Thursday, May 14, 2015

Does Obama Even Believe Himself?

On Tuesday, during a panel discussion on poverty at Georgetown University, President Obama criticized people who send their children to private schools as ignoring the less fortunate.

“Part of what’s happened is, is that elites in a very mobile, globalized world are able to live together, away from folks who are not as wealthy, and so they feel less of a commitment to making those investments,” the President said.

"We don’t dispute that the free market is the greatest producer of wealth in history -- it has lifted billions of people out of poverty. We believe in property rights, rule of law, so forth. But there has always been trends in the market in which concentrations of wealth can lead to some being left behind.
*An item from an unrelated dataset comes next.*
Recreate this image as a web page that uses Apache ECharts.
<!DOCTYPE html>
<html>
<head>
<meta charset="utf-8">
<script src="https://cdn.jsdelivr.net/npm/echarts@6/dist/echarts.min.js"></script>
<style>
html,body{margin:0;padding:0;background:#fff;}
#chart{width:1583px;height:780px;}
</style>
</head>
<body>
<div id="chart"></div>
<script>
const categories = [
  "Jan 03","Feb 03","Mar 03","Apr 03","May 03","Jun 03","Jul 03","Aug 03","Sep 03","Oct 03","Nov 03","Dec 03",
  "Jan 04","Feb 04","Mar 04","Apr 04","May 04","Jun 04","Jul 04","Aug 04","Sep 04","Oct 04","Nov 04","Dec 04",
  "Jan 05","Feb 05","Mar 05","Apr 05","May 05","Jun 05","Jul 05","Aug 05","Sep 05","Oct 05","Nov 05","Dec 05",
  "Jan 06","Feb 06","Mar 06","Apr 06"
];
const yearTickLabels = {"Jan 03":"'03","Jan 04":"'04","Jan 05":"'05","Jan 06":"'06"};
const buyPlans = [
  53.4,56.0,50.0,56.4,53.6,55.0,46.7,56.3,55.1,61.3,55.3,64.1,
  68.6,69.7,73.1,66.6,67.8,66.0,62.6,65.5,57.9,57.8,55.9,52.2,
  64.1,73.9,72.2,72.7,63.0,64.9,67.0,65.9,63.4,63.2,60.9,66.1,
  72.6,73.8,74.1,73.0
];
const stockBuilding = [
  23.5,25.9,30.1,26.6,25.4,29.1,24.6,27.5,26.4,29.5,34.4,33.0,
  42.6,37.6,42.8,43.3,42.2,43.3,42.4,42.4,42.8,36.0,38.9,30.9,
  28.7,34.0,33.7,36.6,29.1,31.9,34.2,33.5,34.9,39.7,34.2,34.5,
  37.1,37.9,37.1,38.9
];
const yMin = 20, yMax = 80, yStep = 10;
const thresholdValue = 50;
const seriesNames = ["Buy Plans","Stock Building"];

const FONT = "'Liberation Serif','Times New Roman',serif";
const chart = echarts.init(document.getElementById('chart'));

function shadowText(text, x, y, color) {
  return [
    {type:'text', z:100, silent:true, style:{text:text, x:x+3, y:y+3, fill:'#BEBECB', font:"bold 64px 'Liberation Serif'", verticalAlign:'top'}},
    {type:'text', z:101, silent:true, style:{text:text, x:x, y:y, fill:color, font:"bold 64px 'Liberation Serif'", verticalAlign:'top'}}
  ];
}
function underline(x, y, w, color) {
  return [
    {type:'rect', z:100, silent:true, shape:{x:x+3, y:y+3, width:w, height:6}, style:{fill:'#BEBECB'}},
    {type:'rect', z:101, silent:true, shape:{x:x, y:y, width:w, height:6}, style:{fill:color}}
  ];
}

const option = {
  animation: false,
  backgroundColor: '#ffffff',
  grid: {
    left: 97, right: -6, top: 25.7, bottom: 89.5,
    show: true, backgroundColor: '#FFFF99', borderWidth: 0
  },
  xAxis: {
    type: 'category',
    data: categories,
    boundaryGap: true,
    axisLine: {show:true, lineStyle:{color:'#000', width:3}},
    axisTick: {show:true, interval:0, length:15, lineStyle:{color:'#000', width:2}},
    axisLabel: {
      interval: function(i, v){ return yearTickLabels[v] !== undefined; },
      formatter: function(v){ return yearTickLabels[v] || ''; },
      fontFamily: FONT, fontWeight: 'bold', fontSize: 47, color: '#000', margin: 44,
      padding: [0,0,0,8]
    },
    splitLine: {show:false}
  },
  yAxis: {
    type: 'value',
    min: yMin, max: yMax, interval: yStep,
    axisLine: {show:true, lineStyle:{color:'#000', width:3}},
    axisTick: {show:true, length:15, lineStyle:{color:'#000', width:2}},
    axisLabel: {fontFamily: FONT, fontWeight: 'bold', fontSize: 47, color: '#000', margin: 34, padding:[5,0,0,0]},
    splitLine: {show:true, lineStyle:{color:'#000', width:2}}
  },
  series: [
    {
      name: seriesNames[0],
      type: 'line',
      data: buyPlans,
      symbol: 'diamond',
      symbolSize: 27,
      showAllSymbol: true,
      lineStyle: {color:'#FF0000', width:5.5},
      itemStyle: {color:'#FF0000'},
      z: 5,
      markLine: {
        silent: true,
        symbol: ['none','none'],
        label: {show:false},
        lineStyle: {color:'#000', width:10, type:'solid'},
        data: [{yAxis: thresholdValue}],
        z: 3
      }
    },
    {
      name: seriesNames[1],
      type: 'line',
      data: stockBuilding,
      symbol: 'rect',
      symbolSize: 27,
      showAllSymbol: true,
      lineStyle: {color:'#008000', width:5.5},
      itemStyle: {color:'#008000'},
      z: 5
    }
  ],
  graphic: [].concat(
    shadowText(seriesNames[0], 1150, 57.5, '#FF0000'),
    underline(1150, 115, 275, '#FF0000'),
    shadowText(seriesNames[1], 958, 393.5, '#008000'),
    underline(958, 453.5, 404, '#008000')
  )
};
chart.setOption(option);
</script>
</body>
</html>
And what’s happened in our economy is that those who are doing better and better -- more skilled, more educated, luckier, having greater advantages -- are withdrawing from sort of the commons -- kids start going to private schools; kids start working out at private clubs instead of the public parks. An anti-government ideology then disinvests from those common goods and those things that draw us together. And that, in part, contributes to the fact that there’s less opportunity for our kids, all of our kids."

Let me get this straight... a man who went to the best private schools as a child, then went to the best Ivy League universities as an adult student, who is now President of the United States and who only plays golf at exclusive, private golf courses, who married a woman who also attended private schools as a child and who also attended Ivy League schools, and whose two daughters have always attended private schools and have probably never set foot in a public school in their lives, is criticizing others who send their kids to private schools for separating themselves from others who are not as wealthy and contributes to "less opportunity for our kids, all of our kids."
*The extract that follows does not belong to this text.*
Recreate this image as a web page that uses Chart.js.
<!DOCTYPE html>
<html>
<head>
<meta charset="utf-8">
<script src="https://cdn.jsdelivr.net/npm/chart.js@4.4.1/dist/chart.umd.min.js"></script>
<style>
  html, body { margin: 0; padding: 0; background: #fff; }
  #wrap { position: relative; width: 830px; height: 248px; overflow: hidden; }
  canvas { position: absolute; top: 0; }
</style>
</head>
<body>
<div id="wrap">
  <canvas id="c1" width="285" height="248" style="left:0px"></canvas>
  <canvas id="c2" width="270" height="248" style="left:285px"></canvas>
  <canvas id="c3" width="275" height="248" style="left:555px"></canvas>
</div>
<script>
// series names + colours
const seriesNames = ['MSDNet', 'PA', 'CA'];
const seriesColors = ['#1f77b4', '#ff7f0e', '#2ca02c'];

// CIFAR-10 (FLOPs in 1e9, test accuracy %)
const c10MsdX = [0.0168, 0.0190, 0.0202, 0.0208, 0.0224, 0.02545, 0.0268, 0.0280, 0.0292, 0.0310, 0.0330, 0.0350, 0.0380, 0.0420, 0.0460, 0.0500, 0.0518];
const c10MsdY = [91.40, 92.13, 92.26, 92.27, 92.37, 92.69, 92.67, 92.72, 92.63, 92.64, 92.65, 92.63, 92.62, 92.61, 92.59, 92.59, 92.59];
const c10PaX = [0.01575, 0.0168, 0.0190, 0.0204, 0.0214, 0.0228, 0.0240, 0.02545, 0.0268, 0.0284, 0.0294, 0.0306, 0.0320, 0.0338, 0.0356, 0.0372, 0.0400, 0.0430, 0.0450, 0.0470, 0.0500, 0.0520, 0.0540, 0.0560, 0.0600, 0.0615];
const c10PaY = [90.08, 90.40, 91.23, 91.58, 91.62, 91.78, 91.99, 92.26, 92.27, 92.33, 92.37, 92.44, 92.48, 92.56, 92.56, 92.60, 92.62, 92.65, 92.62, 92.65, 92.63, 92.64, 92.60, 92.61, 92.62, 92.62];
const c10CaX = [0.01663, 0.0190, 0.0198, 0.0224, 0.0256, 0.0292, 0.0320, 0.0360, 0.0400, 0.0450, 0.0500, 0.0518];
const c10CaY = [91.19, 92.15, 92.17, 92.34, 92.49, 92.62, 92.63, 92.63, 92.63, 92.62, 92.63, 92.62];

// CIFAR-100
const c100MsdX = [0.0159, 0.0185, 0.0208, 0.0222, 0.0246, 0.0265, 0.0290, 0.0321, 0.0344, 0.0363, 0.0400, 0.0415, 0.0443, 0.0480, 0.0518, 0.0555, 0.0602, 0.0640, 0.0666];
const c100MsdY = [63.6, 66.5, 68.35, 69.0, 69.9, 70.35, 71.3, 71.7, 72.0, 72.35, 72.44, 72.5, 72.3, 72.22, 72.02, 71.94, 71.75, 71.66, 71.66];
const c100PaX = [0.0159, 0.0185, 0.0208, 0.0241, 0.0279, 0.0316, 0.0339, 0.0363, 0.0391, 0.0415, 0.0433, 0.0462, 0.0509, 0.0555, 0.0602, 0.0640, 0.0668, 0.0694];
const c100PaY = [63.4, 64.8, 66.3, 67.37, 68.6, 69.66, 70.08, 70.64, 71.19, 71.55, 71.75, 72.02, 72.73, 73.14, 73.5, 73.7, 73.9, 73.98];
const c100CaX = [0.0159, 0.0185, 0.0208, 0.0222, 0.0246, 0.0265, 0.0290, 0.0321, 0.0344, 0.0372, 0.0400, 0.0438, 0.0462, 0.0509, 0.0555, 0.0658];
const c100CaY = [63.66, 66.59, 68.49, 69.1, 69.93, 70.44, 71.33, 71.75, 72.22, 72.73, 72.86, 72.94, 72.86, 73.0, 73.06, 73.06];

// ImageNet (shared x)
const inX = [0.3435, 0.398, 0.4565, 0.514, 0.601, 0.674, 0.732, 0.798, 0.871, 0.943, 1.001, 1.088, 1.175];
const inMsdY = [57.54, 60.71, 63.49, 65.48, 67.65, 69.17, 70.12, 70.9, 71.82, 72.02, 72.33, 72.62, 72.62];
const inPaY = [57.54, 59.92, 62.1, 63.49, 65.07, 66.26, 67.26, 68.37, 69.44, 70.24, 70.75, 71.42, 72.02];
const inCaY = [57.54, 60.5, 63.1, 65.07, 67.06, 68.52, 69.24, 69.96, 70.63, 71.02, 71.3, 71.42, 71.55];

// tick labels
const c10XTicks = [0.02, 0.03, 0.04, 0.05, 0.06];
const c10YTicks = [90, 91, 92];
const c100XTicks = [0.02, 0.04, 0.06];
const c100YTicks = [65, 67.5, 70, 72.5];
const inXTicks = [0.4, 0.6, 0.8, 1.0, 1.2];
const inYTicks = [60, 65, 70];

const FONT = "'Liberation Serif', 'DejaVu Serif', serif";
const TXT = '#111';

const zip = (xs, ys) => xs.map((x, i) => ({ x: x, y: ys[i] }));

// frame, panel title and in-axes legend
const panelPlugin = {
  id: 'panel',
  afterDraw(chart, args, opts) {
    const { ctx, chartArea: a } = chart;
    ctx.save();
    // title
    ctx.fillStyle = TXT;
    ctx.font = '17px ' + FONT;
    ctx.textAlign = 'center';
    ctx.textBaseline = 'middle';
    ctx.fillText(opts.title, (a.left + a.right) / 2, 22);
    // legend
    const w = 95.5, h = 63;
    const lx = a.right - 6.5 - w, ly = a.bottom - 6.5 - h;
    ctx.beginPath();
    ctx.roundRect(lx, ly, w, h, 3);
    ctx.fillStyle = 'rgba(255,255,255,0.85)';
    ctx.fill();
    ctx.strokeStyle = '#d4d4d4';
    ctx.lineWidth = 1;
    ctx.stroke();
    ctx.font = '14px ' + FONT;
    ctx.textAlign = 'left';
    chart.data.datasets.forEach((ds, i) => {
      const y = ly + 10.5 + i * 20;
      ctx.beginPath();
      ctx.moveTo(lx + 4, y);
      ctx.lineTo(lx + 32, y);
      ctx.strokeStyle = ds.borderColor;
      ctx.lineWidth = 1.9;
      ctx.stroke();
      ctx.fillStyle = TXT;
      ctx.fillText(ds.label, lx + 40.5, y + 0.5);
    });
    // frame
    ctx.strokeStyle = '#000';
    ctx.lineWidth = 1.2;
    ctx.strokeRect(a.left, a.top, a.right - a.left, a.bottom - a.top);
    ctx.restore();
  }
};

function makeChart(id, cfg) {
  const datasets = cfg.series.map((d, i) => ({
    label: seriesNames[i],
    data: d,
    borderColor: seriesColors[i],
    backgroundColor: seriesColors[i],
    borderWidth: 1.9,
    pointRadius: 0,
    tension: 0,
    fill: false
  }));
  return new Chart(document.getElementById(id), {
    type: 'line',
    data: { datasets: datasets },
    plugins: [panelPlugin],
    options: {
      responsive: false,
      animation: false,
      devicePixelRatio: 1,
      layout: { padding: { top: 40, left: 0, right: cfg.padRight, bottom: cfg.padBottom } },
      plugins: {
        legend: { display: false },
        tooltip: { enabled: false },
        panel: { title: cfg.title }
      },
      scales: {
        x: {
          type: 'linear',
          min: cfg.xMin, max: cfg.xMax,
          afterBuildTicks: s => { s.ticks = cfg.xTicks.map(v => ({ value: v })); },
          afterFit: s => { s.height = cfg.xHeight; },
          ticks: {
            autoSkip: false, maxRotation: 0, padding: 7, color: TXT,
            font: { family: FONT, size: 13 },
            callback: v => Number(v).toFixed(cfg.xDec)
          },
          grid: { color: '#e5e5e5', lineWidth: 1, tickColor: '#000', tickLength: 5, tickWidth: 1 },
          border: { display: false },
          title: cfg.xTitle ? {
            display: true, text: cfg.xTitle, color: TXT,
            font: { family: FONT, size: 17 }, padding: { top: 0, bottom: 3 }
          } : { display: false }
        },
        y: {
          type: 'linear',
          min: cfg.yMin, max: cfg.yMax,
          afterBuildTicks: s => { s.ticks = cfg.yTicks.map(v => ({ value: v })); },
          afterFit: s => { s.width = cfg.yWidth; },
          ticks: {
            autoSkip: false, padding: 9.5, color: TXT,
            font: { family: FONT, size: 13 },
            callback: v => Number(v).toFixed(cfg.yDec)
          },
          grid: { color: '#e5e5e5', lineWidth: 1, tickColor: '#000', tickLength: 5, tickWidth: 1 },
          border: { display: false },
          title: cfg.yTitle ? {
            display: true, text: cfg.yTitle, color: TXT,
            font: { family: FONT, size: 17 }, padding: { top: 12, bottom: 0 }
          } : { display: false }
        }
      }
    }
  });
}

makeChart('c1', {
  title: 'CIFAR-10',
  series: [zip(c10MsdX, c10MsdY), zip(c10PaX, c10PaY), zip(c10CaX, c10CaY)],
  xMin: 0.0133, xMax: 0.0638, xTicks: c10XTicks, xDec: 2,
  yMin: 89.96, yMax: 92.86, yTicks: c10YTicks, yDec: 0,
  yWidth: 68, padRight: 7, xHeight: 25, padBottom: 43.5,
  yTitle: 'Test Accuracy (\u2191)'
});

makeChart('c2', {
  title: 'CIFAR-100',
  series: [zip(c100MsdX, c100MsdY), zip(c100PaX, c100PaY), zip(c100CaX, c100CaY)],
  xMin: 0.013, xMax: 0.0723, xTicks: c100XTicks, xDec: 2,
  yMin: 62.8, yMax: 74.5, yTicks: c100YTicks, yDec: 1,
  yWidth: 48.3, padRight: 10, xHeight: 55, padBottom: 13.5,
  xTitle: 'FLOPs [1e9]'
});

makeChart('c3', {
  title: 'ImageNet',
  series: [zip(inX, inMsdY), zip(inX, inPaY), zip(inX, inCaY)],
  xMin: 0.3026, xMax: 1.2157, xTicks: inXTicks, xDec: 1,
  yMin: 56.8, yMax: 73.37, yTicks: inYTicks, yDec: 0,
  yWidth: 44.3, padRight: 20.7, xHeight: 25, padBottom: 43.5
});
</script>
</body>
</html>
All of our kids. Except yours, huh, Mr. President?

In other news, liberal Democrats across the country are calling for more spending for Amtrak following a horrific derailment and crash of one of their trains in Philadelphia yesterday. Even though the investigation is still underway, various Democrats indicate that a lack of federal funding for Amtrak and infrastructure was at least partially to blame for the tragic accident. 
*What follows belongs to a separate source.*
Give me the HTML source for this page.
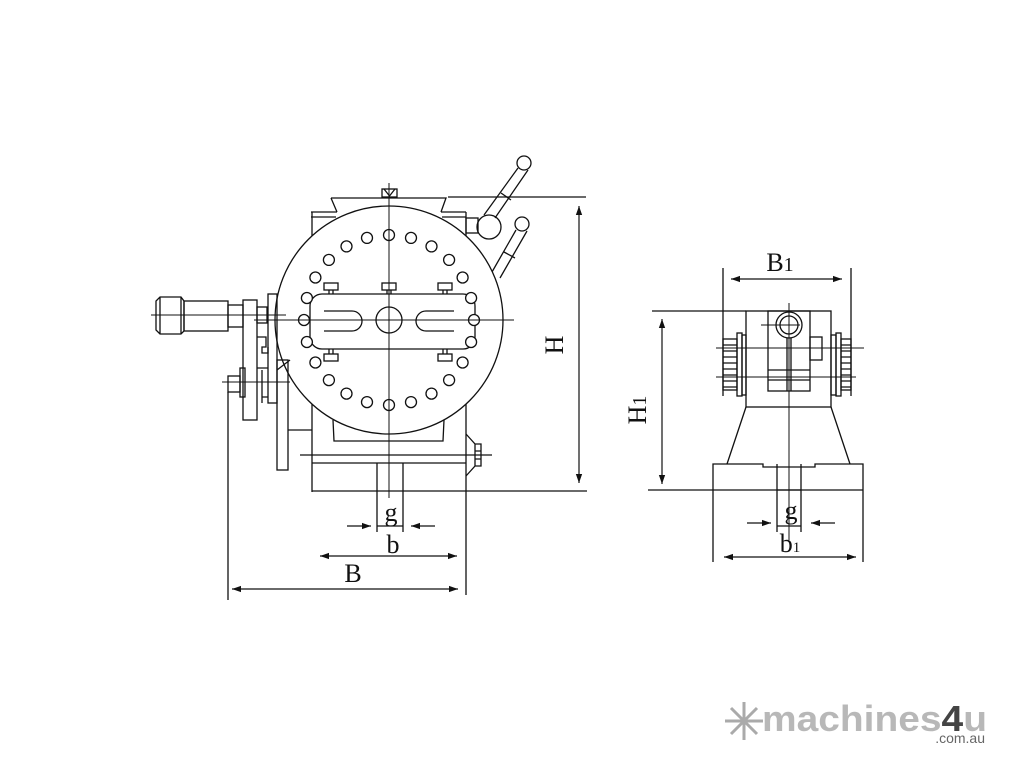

Amtrak, the only federally owned passenger train line, has been losing money for years. Republican lawmakers are reluctant to increase funding to an agency that is consistently losing money. Arguments by Democrats that lack of funding caused the accident are weak, at best. From Amtrak's public website: "Seventy-two percent of the miles traveled by Amtrak trains are on tracks owned by other railroads. Known as "host railroads," they range from large publicly traded companies based in the U.S. or Canada, to state and local government agencies and small businesses."

Amtrak only owns 28% of the track on which it runs. If they don't own the particular track in Philadelphia where the train derailed that means any federal funds going to Amtrak wouldn't be used for repairs in that section anyway. It would be up to the owning corporation to maintain it. 

The investigation so far has shown the train was traveling at 106 mph in a zone where the track curves and the posted speed limit was 50 mph. (According to all reports, the engineer isn't talking to investigators and has hired an attorney.) Apparently the lack of federal funding for Amtrak caused the engineer to be careless and/or to ignore the 50 mph signs. Perhaps he wasn't getting enough money in his federal paycheck to maintain the posted speed limit. 

Finally, in news completely unrelated to the federal government, two Maryland Department of Public Safety and Correctional Services (MDPSCS) officers have been suspended without pay and are facing felony and misdemeanor charges of burglary and theft. The two women, who both were working at the downtown facility of the Baltimore Division of Corrections, were seen on surveillance video allegedly looting a 7-11 store during the rioting in Baltimore last month. 

It seems, in this case, that sometimes it's true - you can't trust law enforcement officers. I hope what they acquired from the store was worth what they're facing now. On the bright side - at least if they go to prison for their (alleged) crimes they'll have a pretty good idea what to expect. They should adjust well to the routine.